SWAT is an open-source, platform-independent tool. The user interface portions and the communication interface between SWAT and the wireless sensor network uses Python. Platform-specific code that runs on the sensor motes is written in nesC, an extension to the C programming language for TinyOS. We use SQL to create the database, making it easy to execute custom queries. The computation intensive component of SWAT is the metric calculation. It consists of a number of python programs, each responsible for computing one metric. SWAT is extensible so users can write their own python modules.

Install SWAT for 802.15.4
Install SWAT for 802.11
Install SWAT for both 802.15.4 and 802.11


Why use SWAT?

Benefits of SWAT include, but are not limited to, the following:
  • A user interface makes running tests and gathering metrics easy, without getting into code intricacies
  • Allows researchers to identify and calculate new metrics relevant to specific protocols
  • The insights provided by SWAT enable deeper understanding of protocol behavior
  • Link layer statistics help identify failure points and causes in the network
  • A better description of link behavior provides better protocol performance indicators
  • Enables meaningful comparison of protocols across different environments.
  • Automated collection and storage of network data makes sharing of data with the community easier
  • SWAT metrics may be used as simulation parameters to enable test repeatability
  • Allows users to observe low level charactistics of a network, giving further insight into its behaviors
  • Currently, only highlevel metrics such as throughput and latency are measured
  • Testbeds and actual deployments with similar metric values show performance variations
  • Observing lower level metrics is important to better understand these variations
  • Will help facilitate future protocol design
  • Extensible, opensource framework for characterizing lowlevel wireless network properties
  • Easily visualize network behavior at the physical and link layers

  • How it works

    SWAT allows researchers to easily gather network data, distill that data into relevant metrics, and visually display the results.

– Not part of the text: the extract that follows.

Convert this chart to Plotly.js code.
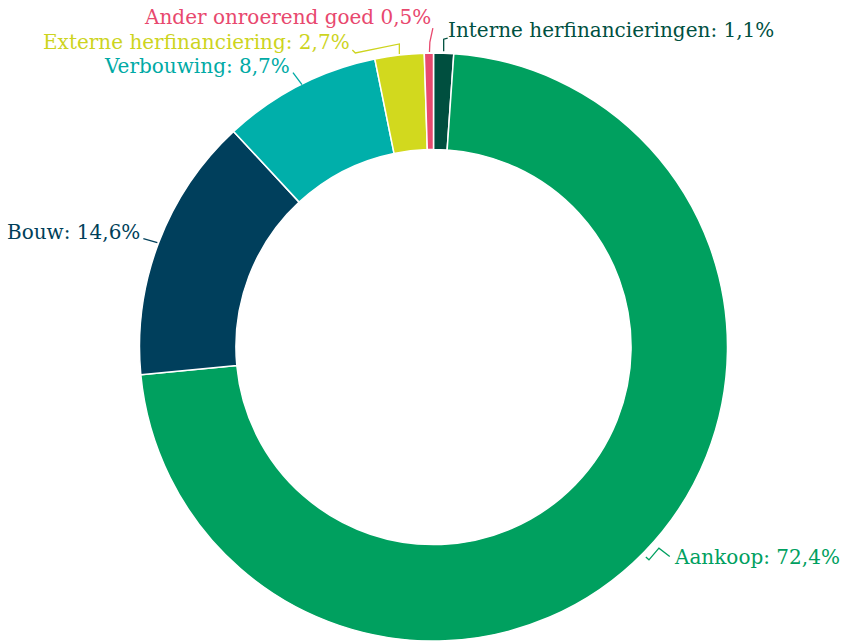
<!DOCTYPE html>
<html>
<head>
<meta charset="utf-8">
<script src="https://cdn.plot.ly/plotly-3.0.1.min.js"></script>
<style>html,body{margin:0;padding:0;background:#fff;}#chart{width:843px;height:641px;}</style>
</head>
<body>
<div id="chart"></div>
<script>
// Data (clockwise from 12 o'clock)
var categories = ["Interne herfinancieringen", "Aankoop", "Bouw", "Verbouwing", "Externe herfinanciering", "Ander onroerend goed"];
var values = [1.1, 72.4, 14.6, 8.7, 2.7, 0.5];
var labelTexts = ["Interne herfinancieringen: 1,1%", "Aankoop: 72,4%", "Bouw: 14,6%", "Verbouwing: 8,7%", "Externe herfinanciering: 2,7%", "Ander onroerend goed 0,5%"];
var sliceColors = ["#004f3f", "#00a05f", "#003f5c", "#00afaa", "#d2d91e", "#e84a6f"];
var textColors = ["#00503f", "#00a060", "#003f5a", "#00aaa5", "#cdd41e", "#e8486e"];

// Layout / style (pixels)
var W = 843, H = 641;
var cx = 433.5, cy = 347.5, R = 294.5;
var holeFrac = 0.672;
// leader-line offsets relative to slice's outer mid point, and text anchor offsets
var leaderOffsets = [
  [[0,-2],[0,-14],[4,-15]],
  [[1.5,4],[4.6,6.7],[14.6,-5],[25.4,3.4]],
  [[-1,0],[-15,-4]],
  [[3,-1],[-6,-13]],
  [[0,-1],[0,-11],[-44,-2],[-47,-5]],
  [[0.6,-1],[1,-11],[4,-25]]
];
var textOffsets = [[2,-23],[27.4,3.7],[-16,-11],[-7,-19.5],[-47,-13],[4.6,-36]];
var textAnchors = ["left","left","right","right","right","right"];

function px(x){return x/W;}
function py(y){return 1 - y/H;}

var total = values.reduce(function(a,b){return a+b;},0);
var shapes = [], annotations = [];
var cum = 0;
for (var i=0;i<values.length;i++){
  var mid = (cum + values[i]/2)/total*2*Math.PI;
  cum += values[i];
  var x0 = cx + R*Math.sin(mid), y0 = cy - R*Math.cos(mid);
  var pts = leaderOffsets[i].map(function(o){return [x0+o[0], y0+o[1]];});
  var path = pts.map(function(p,k){return (k?'L':'M')+px(p[0]).toFixed(5)+','+py(p[1]).toFixed(5);}).join(' ');
  shapes.push({type:'path', xref:'paper', yref:'paper', path:path, line:{color:textColors[i], width:1.3}});
  annotations.push({
    xref:'paper', yref:'paper', showarrow:false,
    x: px(x0+textOffsets[i][0]), y: py(y0+textOffsets[i][1]),
    xanchor: textAnchors[i], yanchor:'middle',
    text: labelTexts[i],
    font:{family:'DejaVu Serif', size:20, color:textColors[i]}
  });
}

var trace = {
  type:'pie',
  labels: categories,
  values: values,
  sort:false,
  direction:'clockwise',
  rotation:0,
  hole: holeFrac,
  textinfo:'none',
  hoverinfo:'label+percent',
  marker:{colors:sliceColors, line:{color:'#ffffff', width:1.5}},
  domain:{x:[(cx-R)/W, (cx+R)/W], y:[Math.max(0,1-(cy+R)/H), 1-(cy-R)/H]},
  showlegend:false
};

var layout = {
  width:W, height:H,
  margin:{l:0,r:0,t:0,b:0},
  paper_bgcolor:'#ffffff',
  showlegend:false,
  shapes:shapes,
  annotations:annotations
};
Plotly.newPlot('chart',[trace],layout,{displayModeBar:false, staticPlot:true});
</script>
</body>
</html>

  • Enter configuration parameters, testbed information and desired reports
  • Users specify the experimental parameters through a configuration UI. These parameters define the settings for which packet and link data will be collected. They include link-layer type (802.15.4/802.11), node list, number of packets, inter-packet interval, type of transmission i.e. broadcast or unicast, CSMA on/off, channel, transmission power, link layer acknowledge-ments on/off, link layer retransmissions on/off (for uni-casts), maximum retransmission count, bit rate (for 802.11), noise sampling on/off and noise sampling rate.

  • SWAT runs the experiment for you
  • SWAT uses the appropriate interface to program the nodes, send commands and receive packet statistics through a wired or wireless back-channel. SWAT stores the collected data into a database using an SQL server

  • SWAT calculates the metrics and displays the reports
  • The reporting UI component allows users to specify which of the supported metrics they would like to calculate from the stored data. SWAT creates reports that consist of the experimental parameters, computed metrics and pertinent figures. Currently, supported metrics include packet delivery temporal and spatial correlations, noise floor distribution, received signal strength to reception ratio correlation, link asymmetries, and reception ratio distribution over time.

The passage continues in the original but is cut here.